▸ **Brief**
Collect all lines below with the string "this".

------ Entries supplied ------

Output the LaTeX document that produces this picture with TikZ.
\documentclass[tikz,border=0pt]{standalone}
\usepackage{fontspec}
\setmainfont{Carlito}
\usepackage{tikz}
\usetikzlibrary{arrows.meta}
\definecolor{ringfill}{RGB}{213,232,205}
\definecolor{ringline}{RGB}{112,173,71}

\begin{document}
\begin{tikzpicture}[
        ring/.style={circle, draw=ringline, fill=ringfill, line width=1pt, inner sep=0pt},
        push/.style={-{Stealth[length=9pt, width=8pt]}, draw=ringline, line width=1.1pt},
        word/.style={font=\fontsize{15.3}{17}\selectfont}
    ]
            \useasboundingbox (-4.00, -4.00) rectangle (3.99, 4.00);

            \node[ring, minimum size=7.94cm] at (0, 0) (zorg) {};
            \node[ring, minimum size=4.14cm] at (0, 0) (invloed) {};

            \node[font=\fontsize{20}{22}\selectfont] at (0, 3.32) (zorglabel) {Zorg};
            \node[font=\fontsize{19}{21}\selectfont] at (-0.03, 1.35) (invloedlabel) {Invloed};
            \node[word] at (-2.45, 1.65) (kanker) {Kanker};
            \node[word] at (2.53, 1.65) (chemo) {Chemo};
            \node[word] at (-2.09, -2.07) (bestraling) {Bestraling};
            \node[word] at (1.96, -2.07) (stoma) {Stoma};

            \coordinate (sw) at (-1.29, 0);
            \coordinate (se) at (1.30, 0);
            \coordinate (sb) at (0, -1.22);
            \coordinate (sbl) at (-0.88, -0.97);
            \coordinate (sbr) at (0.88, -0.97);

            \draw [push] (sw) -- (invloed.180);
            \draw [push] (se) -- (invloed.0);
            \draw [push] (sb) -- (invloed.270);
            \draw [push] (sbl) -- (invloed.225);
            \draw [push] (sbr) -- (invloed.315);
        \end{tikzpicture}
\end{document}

------
------ Entries supplied ------

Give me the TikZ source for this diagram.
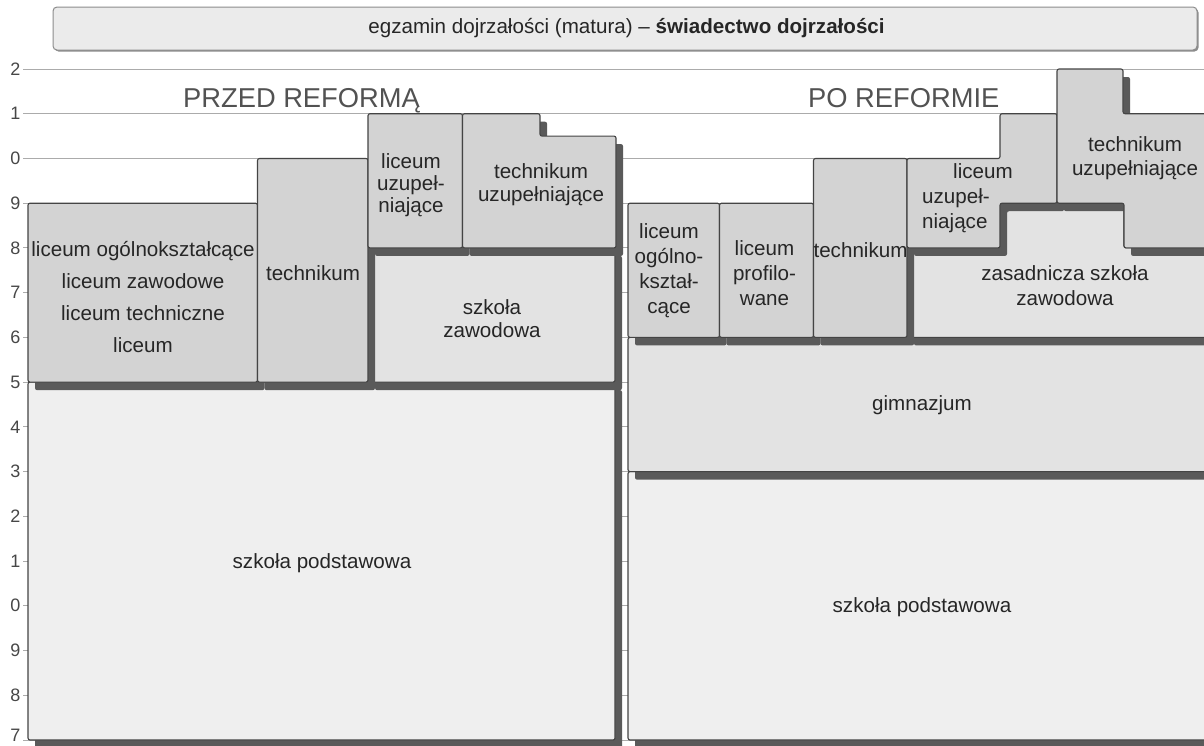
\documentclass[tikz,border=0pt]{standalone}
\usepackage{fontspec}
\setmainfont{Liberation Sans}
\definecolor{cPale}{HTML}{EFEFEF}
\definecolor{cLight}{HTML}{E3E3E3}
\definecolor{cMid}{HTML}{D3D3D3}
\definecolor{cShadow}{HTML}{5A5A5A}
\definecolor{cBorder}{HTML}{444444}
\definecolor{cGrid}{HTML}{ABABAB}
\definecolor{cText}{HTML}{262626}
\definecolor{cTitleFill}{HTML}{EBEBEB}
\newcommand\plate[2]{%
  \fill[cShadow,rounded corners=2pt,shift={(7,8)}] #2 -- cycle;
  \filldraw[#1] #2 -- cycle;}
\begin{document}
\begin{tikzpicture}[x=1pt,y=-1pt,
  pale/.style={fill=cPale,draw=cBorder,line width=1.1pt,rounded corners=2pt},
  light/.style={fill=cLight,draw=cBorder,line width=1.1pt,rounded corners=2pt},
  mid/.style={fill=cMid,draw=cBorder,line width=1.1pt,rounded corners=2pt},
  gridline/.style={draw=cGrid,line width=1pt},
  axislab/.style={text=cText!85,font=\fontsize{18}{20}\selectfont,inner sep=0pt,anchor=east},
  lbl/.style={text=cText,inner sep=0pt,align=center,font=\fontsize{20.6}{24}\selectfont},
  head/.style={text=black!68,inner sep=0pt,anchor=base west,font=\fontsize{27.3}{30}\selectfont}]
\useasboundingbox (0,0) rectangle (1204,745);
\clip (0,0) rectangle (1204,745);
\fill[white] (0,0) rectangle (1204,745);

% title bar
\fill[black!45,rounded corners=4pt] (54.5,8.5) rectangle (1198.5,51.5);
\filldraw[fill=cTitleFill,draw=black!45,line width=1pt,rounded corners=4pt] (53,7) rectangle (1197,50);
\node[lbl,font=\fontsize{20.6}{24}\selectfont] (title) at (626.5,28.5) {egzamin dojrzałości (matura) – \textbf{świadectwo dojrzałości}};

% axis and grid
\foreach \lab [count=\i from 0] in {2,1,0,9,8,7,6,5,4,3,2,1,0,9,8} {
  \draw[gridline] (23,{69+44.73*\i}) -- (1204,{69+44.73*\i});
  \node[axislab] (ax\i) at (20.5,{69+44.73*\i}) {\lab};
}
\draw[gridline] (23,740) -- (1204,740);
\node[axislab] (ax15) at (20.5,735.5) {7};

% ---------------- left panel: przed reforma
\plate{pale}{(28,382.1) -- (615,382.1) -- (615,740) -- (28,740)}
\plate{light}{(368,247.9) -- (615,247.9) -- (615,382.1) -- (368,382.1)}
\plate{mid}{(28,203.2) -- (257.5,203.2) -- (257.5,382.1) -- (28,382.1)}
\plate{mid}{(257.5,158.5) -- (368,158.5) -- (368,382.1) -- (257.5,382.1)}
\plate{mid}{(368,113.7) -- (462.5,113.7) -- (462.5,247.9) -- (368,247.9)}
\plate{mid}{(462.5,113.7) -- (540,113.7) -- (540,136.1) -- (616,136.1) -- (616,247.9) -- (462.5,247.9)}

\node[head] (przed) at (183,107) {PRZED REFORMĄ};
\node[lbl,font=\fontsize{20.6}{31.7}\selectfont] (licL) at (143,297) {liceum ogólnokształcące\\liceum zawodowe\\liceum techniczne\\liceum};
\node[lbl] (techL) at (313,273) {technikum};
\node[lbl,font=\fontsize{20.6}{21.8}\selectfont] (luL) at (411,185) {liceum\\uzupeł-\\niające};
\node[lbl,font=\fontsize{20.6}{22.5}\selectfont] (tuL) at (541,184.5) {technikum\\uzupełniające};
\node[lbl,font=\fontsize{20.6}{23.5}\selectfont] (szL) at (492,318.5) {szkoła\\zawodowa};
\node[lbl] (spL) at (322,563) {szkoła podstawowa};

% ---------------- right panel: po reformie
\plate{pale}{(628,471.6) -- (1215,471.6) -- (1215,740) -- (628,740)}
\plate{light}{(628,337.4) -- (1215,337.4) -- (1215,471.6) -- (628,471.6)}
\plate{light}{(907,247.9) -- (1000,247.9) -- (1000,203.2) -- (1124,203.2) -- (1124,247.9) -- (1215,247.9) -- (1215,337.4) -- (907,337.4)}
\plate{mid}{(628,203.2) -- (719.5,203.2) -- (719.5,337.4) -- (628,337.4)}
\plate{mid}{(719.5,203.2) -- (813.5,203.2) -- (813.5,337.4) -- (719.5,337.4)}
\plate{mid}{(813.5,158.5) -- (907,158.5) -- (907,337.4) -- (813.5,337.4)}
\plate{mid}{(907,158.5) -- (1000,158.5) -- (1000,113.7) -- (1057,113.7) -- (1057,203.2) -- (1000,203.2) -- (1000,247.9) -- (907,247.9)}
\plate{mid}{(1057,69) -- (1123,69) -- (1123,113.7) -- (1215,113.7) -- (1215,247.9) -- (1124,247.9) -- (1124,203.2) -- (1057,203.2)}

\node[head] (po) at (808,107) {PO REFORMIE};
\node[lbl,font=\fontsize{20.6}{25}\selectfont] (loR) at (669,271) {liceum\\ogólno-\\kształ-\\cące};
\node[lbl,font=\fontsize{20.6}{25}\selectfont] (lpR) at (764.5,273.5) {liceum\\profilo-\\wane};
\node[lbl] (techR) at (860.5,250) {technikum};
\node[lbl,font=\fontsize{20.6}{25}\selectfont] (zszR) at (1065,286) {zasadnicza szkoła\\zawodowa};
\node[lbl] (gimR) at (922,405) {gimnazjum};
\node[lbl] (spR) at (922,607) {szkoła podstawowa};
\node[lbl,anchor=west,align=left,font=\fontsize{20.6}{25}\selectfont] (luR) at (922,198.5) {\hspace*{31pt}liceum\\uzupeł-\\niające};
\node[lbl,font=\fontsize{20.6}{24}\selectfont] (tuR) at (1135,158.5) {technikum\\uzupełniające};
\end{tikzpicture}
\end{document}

------
------ Entries supplied ------

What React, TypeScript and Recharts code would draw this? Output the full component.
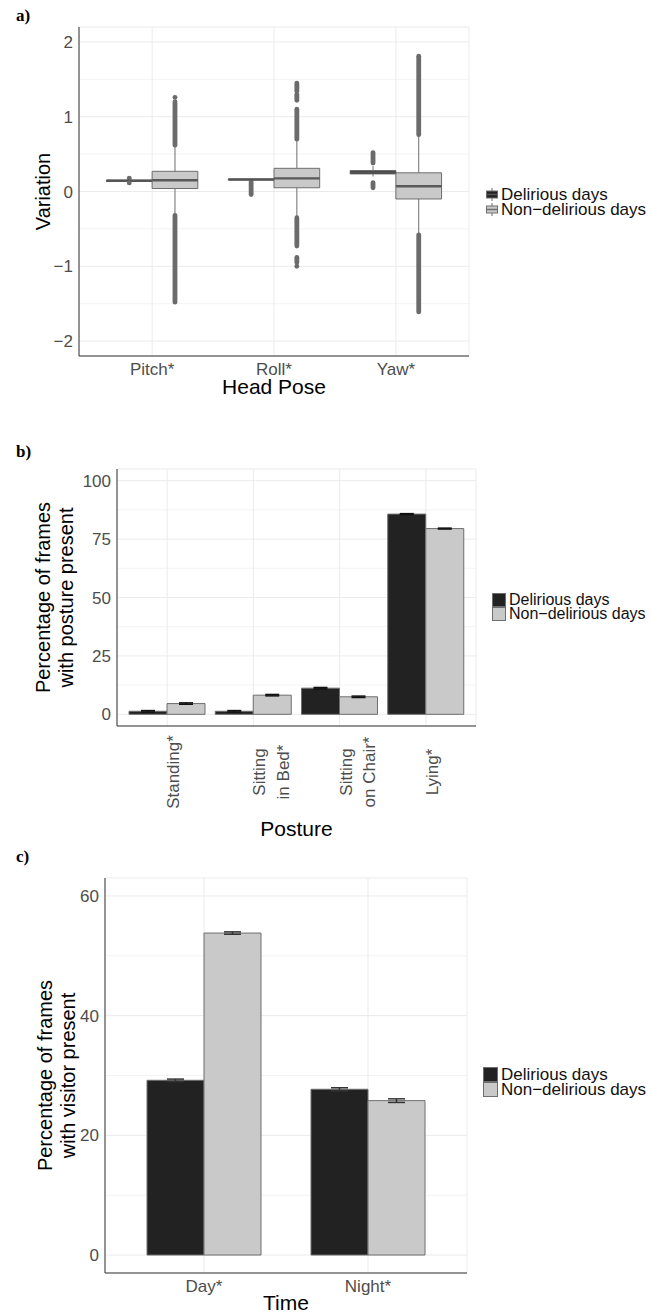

------

▸ **Response to the task**
Output the LaTeX document that produces this picture with TikZ.
Give me the TikZ source for this diagram.
What React, TypeScript and Recharts code would draw this? Output the full component.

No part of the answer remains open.